** BEGIN **

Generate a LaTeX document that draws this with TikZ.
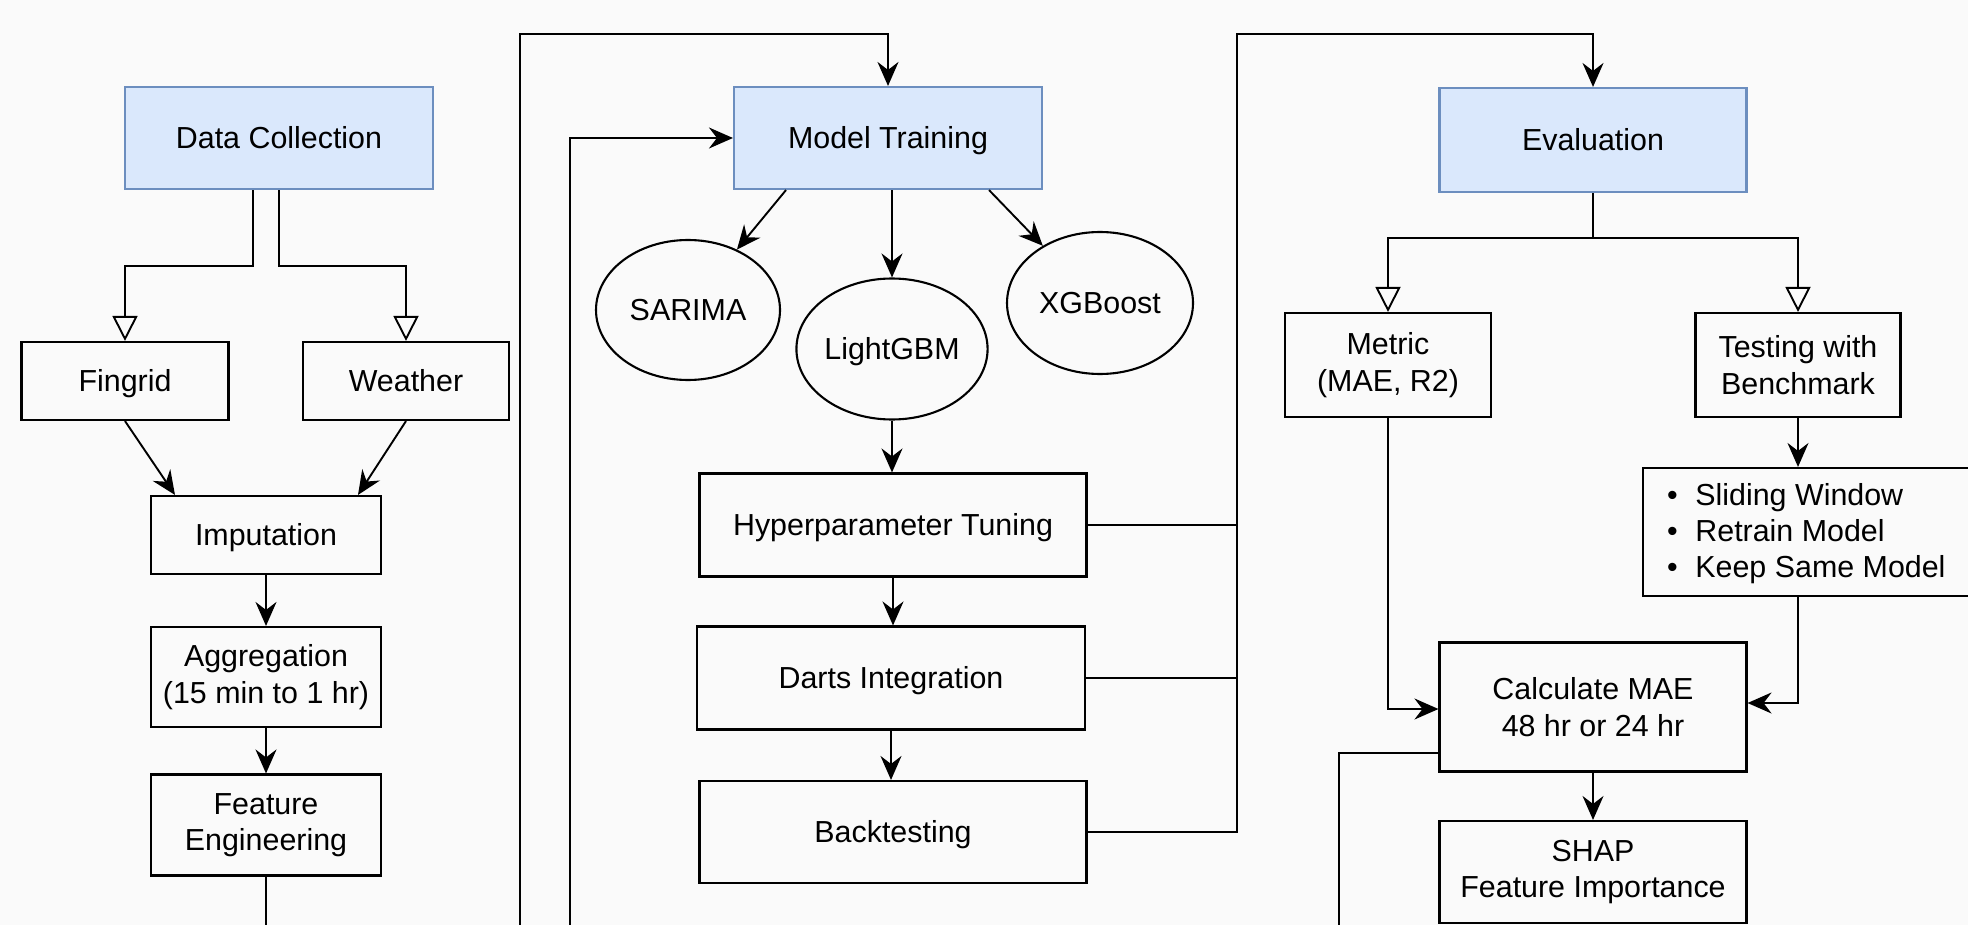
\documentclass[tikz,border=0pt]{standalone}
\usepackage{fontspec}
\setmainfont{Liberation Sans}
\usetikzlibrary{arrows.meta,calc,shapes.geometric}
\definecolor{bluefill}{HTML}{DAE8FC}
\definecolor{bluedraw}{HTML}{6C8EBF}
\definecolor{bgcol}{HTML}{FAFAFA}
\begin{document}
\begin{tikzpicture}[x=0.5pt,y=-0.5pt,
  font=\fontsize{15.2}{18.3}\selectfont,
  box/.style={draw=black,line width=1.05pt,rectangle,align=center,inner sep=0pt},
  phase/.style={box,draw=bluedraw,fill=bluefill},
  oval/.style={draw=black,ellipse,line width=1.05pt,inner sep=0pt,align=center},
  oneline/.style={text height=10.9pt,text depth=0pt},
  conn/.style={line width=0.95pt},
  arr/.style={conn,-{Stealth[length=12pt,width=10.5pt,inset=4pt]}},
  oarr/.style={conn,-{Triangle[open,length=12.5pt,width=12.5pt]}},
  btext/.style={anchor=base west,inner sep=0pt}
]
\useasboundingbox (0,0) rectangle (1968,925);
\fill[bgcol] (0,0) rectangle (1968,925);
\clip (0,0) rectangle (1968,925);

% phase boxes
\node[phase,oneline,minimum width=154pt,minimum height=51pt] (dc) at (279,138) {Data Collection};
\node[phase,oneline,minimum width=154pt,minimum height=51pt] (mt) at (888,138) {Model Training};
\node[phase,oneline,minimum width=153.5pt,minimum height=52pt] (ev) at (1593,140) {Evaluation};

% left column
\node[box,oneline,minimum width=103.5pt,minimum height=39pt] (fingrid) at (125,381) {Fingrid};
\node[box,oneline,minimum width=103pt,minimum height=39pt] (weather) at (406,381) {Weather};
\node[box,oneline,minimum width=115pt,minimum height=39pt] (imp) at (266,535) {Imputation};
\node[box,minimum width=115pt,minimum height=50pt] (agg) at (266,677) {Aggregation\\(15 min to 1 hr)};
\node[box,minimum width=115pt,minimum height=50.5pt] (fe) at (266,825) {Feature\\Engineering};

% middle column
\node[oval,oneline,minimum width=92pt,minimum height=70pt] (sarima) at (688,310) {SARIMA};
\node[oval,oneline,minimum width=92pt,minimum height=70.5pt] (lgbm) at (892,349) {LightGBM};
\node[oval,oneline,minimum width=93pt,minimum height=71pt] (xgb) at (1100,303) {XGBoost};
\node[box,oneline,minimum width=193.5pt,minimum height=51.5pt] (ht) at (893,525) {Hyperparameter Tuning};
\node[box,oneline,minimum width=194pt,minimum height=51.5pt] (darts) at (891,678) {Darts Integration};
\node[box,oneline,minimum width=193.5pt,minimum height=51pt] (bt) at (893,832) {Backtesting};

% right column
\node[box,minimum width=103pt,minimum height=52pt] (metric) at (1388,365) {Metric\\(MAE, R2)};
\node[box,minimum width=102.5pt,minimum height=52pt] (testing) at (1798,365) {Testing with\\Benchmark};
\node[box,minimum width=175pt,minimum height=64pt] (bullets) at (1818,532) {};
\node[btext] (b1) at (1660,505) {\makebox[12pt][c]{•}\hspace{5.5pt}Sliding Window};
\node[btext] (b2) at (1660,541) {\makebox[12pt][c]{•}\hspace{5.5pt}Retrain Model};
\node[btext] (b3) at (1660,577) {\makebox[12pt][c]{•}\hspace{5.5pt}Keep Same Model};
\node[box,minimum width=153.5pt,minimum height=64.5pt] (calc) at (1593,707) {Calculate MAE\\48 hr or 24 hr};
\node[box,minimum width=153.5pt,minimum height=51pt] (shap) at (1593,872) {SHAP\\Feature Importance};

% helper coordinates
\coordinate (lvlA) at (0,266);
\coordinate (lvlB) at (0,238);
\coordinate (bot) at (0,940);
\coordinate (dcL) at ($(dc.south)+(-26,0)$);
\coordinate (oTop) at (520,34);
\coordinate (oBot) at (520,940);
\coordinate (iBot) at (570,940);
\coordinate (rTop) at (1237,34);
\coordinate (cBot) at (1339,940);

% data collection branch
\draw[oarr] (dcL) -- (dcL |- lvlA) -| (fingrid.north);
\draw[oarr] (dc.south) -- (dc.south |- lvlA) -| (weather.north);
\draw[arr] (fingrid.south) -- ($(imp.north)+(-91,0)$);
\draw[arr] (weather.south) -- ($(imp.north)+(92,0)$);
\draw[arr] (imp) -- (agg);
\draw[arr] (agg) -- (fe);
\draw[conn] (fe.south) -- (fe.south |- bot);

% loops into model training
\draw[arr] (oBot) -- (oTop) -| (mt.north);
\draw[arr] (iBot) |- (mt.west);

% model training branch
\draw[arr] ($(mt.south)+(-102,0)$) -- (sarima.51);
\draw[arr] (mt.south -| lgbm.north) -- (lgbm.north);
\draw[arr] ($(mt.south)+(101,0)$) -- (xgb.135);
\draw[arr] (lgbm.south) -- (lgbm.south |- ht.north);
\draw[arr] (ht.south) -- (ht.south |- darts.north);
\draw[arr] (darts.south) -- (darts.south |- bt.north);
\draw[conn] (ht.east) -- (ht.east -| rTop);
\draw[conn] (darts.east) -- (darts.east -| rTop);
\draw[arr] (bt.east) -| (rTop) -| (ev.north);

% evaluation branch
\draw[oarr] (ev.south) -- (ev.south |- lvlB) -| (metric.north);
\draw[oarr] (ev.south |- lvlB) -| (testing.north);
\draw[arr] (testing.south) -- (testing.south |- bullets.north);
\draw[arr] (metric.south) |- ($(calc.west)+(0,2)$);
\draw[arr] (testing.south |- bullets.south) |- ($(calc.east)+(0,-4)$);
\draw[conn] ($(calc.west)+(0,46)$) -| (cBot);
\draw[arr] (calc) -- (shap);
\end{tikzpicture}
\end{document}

** END **

* WHAT IS REQUIRED: Repeat the lines above, starting at the first and stopping after the line that holds "width=115pt,minimum height=50.5pt] (fe)", with the pictures left out.

* RESPONSE TO THIS EXERCISE:
Generate a LaTeX document that draws this with TikZ.
\documentclass[tikz,border=0pt]{standalone}
\usepackage{fontspec}
\setmainfont{Liberation Sans}
\usetikzlibrary{arrows.meta,calc,shapes.geometric}
\definecolor{bluefill}{HTML}{DAE8FC}
\definecolor{bluedraw}{HTML}{6C8EBF}
\definecolor{bgcol}{HTML}{FAFAFA}
\begin{document}
\begin{tikzpicture}[x=0.5pt,y=-0.5pt,
  font=\fontsize{15.2}{18.3}\selectfont,
  box/.style={draw=black,line width=1.05pt,rectangle,align=center,inner sep=0pt},
  phase/.style={box,draw=bluedraw,fill=bluefill},
  oval/.style={draw=black,ellipse,line width=1.05pt,inner sep=0pt,align=center},
  oneline/.style={text height=10.9pt,text depth=0pt},
  conn/.style={line width=0.95pt},
  arr/.style={conn,-{Stealth[length=12pt,width=10.5pt,inset=4pt]}},
  oarr/.style={conn,-{Triangle[open,length=12.5pt,width=12.5pt]}},
  btext/.style={anchor=base west,inner sep=0pt}
]
\useasboundingbox (0,0) rectangle (1968,925);
\fill[bgcol] (0,0) rectangle (1968,925);
\clip (0,0) rectangle (1968,925);

% phase boxes
\node[phase,oneline,minimum width=154pt,minimum height=51pt] (dc) at (279,138) {Data Collection};
\node[phase,oneline,minimum width=154pt,minimum height=51pt] (mt) at (888,138) {Model Training};
\node[phase,oneline,minimum width=153.5pt,minimum height=52pt] (ev) at (1593,140) {Evaluation};

% left column
\node[box,oneline,minimum width=103.5pt,minimum height=39pt] (fingrid) at (125,381) {Fingrid};
\node[box,oneline,minimum width=103pt,minimum height=39pt] (weather) at (406,381) {Weather};
\node[box,oneline,minimum width=115pt,minimum height=39pt] (imp) at (266,535) {Imputation};
\node[box,minimum width=115pt,minimum height=50pt] (agg) at (266,677) {Aggregation\\(15 min to 1 hr)};
\node[box,minimum width=115pt,minimum height=50.5pt] (fe) at (266,825) {Feature\\Engineering};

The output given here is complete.